* **Given data**:
>> begin
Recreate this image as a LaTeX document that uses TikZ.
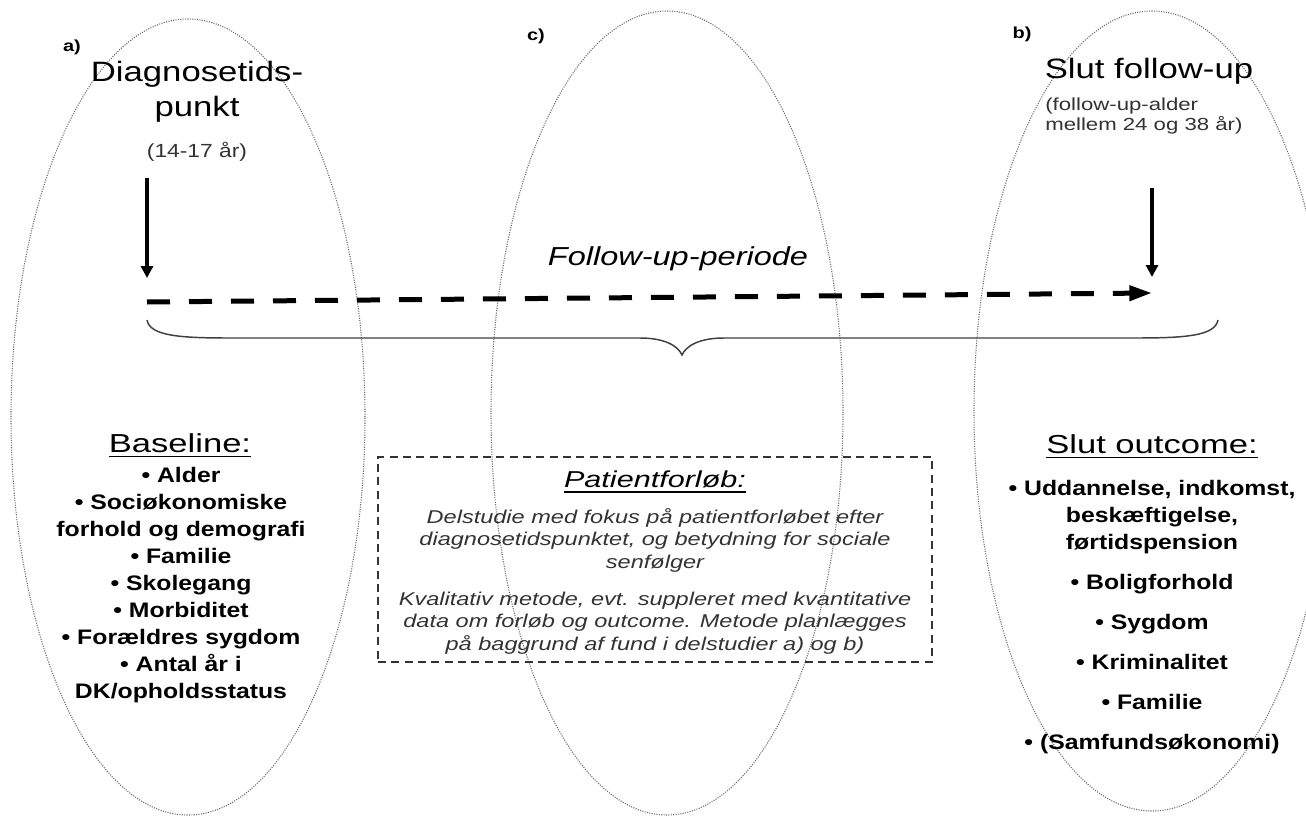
\documentclass[tikz,border=0pt]{standalone}
\usepackage{fontspec}
\setmainfont{Liberation Sans}
\usepackage{graphicx}
\usetikzlibrary{arrows.meta,shapes.geometric}
\definecolor{dgray}{HTML}{333333}
\definecolor{egray}{HTML}{6A6A6A}
\newcommand\hsc[2]{\scalebox{#1}[1]{#2}}
\newcommand\uline[1]{\vtop{\hbox{#1}\kern3pt\hrule height 0.9pt}}
\begin{document}
\begin{tikzpicture}[x=0.75pt,y=-0.75pt,
  ell/.style={draw=egray, densely dotted, line width=0.8pt, ellipse, inner sep=0pt},
  txt/.style={inner sep=0pt, anchor=base, align=center},
  lab/.style={inner sep=0pt, font=\fontsize{12pt}{14pt}\selectfont\bfseries},
  head/.style={txt, font=\fontsize{19.5pt}{22pt}\selectfont},
  items/.style={txt, font=\fontsize{15.75pt}{20.25pt}\selectfont\bfseries},
  varrow/.style={line width=3pt, -{Triangle[length=9pt,width=9pt]}},
  darrow/.style={line width=3.75pt, dash pattern=on 17.25pt off 14.25pt, -{Triangle[length=17pt,width=11pt]}},
  bracestyle/.style={line width=1.1pt, draw=black!75},
  boxstyle/.style={draw=dgray, line width=1.5pt, dash pattern=on 6pt off 4pt, inner sep=0pt}]
\useasboundingbox (0,0) rectangle (1306,817);
\clip (0,0) rectangle (1306,817);
\fill[white] (0,0) rectangle (1306,817);

% ellipses
\node[ell, minimum width=265.5pt, minimum height=597pt] (ea) at (188,417) {};
\node[ell, minimum width=264pt, minimum height=603pt] (ec) at (667,413) {};
\node[ell, minimum width=267pt, minimum height=600pt] (eb) at (1152,411) {};

% labels
\node[lab] (la) at (72,47) {\hsc{1.25}{a)}};
\node[lab] (lc) at (536,36) {\hsc{1.25}{c)}};
\node[lab] (lb) at (1022,34) {\hsc{1.25}{b)}};

% top texts
\node[txt, font=\fontsize{21pt}{26.25pt}\selectfont] (diag) at (197,82)
  {\hsc{1.24}{\begin{tabular}[t]{@{}c@{}}Diagnosetids-\\punkt\end{tabular}}};
\node[txt, text=dgray, font=\fontsize{14.25pt}{17pt}\selectfont] (age) at (197,157)
  {\hsc{1.2}{(14-17 år)}};
\node[txt, font=\fontsize{21pt}{26.25pt}\selectfont] (slut) at (1149,79)
  {\hsc{1.24}{Slut follow-up}};
\node[inner sep=0pt, anchor=base west, text=dgray, font=\fontsize{13.1pt}{15pt}\selectfont] (fage) at (1045,110)
  {\hsc{1.27}{\begin{tabular}[t]{@{}l@{}}(follow-up-alder\\mellem 24 og 38 år)\end{tabular}}};
\node[txt, font=\fontsize{19.5pt}{22pt}\selectfont\itshape] (fup) at (678,265)
  {\hsc{1.25}{Follow-up-periode}};

% arrows
\coordinate (la1) at (147,178);
\coordinate (la2) at (147,278);
\coordinate (lb1) at (1152,188);
\coordinate (lb2) at (1152,277);
\draw[varrow] (la1) -- (la2);
\draw[varrow] (lb1) -- (lb2);
\coordinate (ds) at (147,302);
\coordinate (de) at (1152,293);
\draw[darrow] (ds) -- (de);

% brace
\coordinate (bl) at (147,320);
\coordinate (bm) at (682,355);
\coordinate (br) at (1218,320);
\draw[bracestyle] (bl) .. controls (150,336) and (180,338) .. (230,338) -- (640,338)
  .. controls (665,338) and (678,346) .. (bm)
  .. controls (686,346) and (699,338) .. (724,338) -- (1135,338)
  .. controls (1185,338) and (1215,336) .. (br);

% baseline block
\node[head] (bh) at (180,452) {\hsc{1.33}{\uline{Baseline:}}};
\node[items] (bi) at (181,482) {\hsc{1.18}{\begin{tabular}[t]{@{}c@{}}• Alder\\• Sociøkonomiske\\forhold og demografi\\• Familie\\• Skolegang\\• Morbiditet\\• Forældres sygdom\\• Antal år i\\DK/opholdsstatus\end{tabular}}};

% outcome block
\node[head] (oh) at (1152,453) {\hsc{1.33}{\uline{Slut outcome:}}};
\node[items] (oi) at (1152,495) {\hsc{1.18}{\begin{tabular}[t]{@{}c@{}}• Uddannelse, indkomst,\\beskæftigelse,\\førtidspension\\[9.75pt]• Boligforhold\\[9.75pt]• Sygdom\\[9.75pt]• Kriminalitet\\[9.75pt]• Familie\\[9.75pt]• (Samfundsøkonomi)\end{tabular}}};

% patient box
\node[boxstyle, minimum width=415.5pt, minimum height=153.75pt] (box) at (655,559.5) {};
\node[txt, font=\fontsize{17.25pt}{20pt}\selectfont\itshape] (ph) at (655,487) {\hsc{1.33}{\uline{Patientforløb:}}};
\node[txt, text=dgray, font=\fontsize{13.9pt}{16.9pt}\selectfont\itshape] (pt) at (655,523)
  {\hsc{1.27}{\begin{tabular}[t]{@{}c@{}}Delstudie med fokus på patientforløbet efter\\diagnosetidspunktet, og betydning for sociale\\senfølger\\[10.9pt]Kvalitativ metode, evt. suppleret med kvantitative\\data om forløb og outcome. Metode planlægges\\på baggrund af fund i delstudier a) og b)\end{tabular}}};
\end{tikzpicture}
\end{document}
>> end
Repeat the material above in full and exactly, apart from the pictures.

* **Problem solution**:
Recreate this image as a LaTeX document that uses TikZ.
\documentclass[tikz,border=0pt]{standalone}
\usepackage{fontspec}
\setmainfont{Liberation Sans}
\usepackage{graphicx}
\usetikzlibrary{arrows.meta,shapes.geometric}
\definecolor{dgray}{HTML}{333333}
\definecolor{egray}{HTML}{6A6A6A}
\newcommand\hsc[2]{\scalebox{#1}[1]{#2}}
\newcommand\uline[1]{\vtop{\hbox{#1}\kern3pt\hrule height 0.9pt}}
\begin{document}
\begin{tikzpicture}[x=0.75pt,y=-0.75pt,
  ell/.style={draw=egray, densely dotted, line width=0.8pt, ellipse, inner sep=0pt},
  txt/.style={inner sep=0pt, anchor=base, align=center},
  lab/.style={inner sep=0pt, font=\fontsize{12pt}{14pt}\selectfont\bfseries},
  head/.style={txt, font=\fontsize{19.5pt}{22pt}\selectfont},
  items/.style={txt, font=\fontsize{15.75pt}{20.25pt}\selectfont\bfseries},
  varrow/.style={line width=3pt, -{Triangle[length=9pt,width=9pt]}},
  darrow/.style={line width=3.75pt, dash pattern=on 17.25pt off 14.25pt, -{Triangle[length=17pt,width=11pt]}},
  bracestyle/.style={line width=1.1pt, draw=black!75},
  boxstyle/.style={draw=dgray, line width=1.5pt, dash pattern=on 6pt off 4pt, inner sep=0pt}]
\useasboundingbox (0,0) rectangle (1306,817);
\clip (0,0) rectangle (1306,817);
\fill[white] (0,0) rectangle (1306,817);

% ellipses
\node[ell, minimum width=265.5pt, minimum height=597pt] (ea) at (188,417) {};
\node[ell, minimum width=264pt, minimum height=603pt] (ec) at (667,413) {};
\node[ell, minimum width=267pt, minimum height=600pt] (eb) at (1152,411) {};

% labels
\node[lab] (la) at (72,47) {\hsc{1.25}{a)}};
\node[lab] (lc) at (536,36) {\hsc{1.25}{c)}};
\node[lab] (lb) at (1022,34) {\hsc{1.25}{b)}};

% top texts
\node[txt, font=\fontsize{21pt}{26.25pt}\selectfont] (diag) at (197,82)
  {\hsc{1.24}{\begin{tabular}[t]{@{}c@{}}Diagnosetids-\\punkt\end{tabular}}};
\node[txt, text=dgray, font=\fontsize{14.25pt}{17pt}\selectfont] (age) at (197,157)
  {\hsc{1.2}{(14-17 år)}};
\node[txt, font=\fontsize{21pt}{26.25pt}\selectfont] (slut) at (1149,79)
  {\hsc{1.24}{Slut follow-up}};
\node[inner sep=0pt, anchor=base west, text=dgray, font=\fontsize{13.1pt}{15pt}\selectfont] (fage) at (1045,110)
  {\hsc{1.27}{\begin{tabular}[t]{@{}l@{}}(follow-up-alder\\mellem 24 og 38 år)\end{tabular}}};
\node[txt, font=\fontsize{19.5pt}{22pt}\selectfont\itshape] (fup) at (678,265)
  {\hsc{1.25}{Follow-up-periode}};

% arrows
\coordinate (la1) at (147,178);
\coordinate (la2) at (147,278);
\coordinate (lb1) at (1152,188);
\coordinate (lb2) at (1152,277);
\draw[varrow] (la1) -- (la2);
\draw[varrow] (lb1) -- (lb2);
\coordinate (ds) at (147,302);
\coordinate (de) at (1152,293);
\draw[darrow] (ds) -- (de);

% brace
\coordinate (bl) at (147,320);
\coordinate (bm) at (682,355);
\coordinate (br) at (1218,320);
\draw[bracestyle] (bl) .. controls (150,336) and (180,338) .. (230,338) -- (640,338)
  .. controls (665,338) and (678,346) .. (bm)
  .. controls (686,346) and (699,338) .. (724,338) -- (1135,338)
  .. controls (1185,338) and (1215,336) .. (br);

% baseline block
\node[head] (bh) at (180,452) {\hsc{1.33}{\uline{Baseline:}}};
\node[items] (bi) at (181,482) {\hsc{1.18}{\begin{tabular}[t]{@{}c@{}}• Alder\\• Sociøkonomiske\\forhold og demografi\\• Familie\\• Skolegang\\• Morbiditet\\• Forældres sygdom\\• Antal år i\\DK/opholdsstatus\end{tabular}}};

% outcome block
\node[head] (oh) at (1152,453) {\hsc{1.33}{\uline{Slut outcome:}}};
\node[items] (oi) at (1152,495) {\hsc{1.18}{\begin{tabular}[t]{@{}c@{}}• Uddannelse, indkomst,\\beskæftigelse,\\førtidspension\\[9.75pt]• Boligforhold\\[9.75pt]• Sygdom\\[9.75pt]• Kriminalitet\\[9.75pt]• Familie\\[9.75pt]• (Samfundsøkonomi)\end{tabular}}};

% patient box
\node[boxstyle, minimum width=415.5pt, minimum height=153.75pt] (box) at (655,559.5) {};
\node[txt, font=\fontsize{17.25pt}{20pt}\selectfont\itshape] (ph) at (655,487) {\hsc{1.33}{\uline{Patientforløb:}}};
\node[txt, text=dgray, font=\fontsize{13.9pt}{16.9pt}\selectfont\itshape] (pt) at (655,523)
  {\hsc{1.27}{\begin{tabular}[t]{@{}c@{}}Delstudie med fokus på patientforløbet efter\\diagnosetidspunktet, og betydning for sociale\\senfølger\\[10.9pt]Kvalitativ metode, evt. suppleret med kvantitative\\data om forløb og outcome. Metode planlægges\\på baggrund af fund i delstudier a) og b)\end{tabular}}};
\end{tikzpicture}
\end{document}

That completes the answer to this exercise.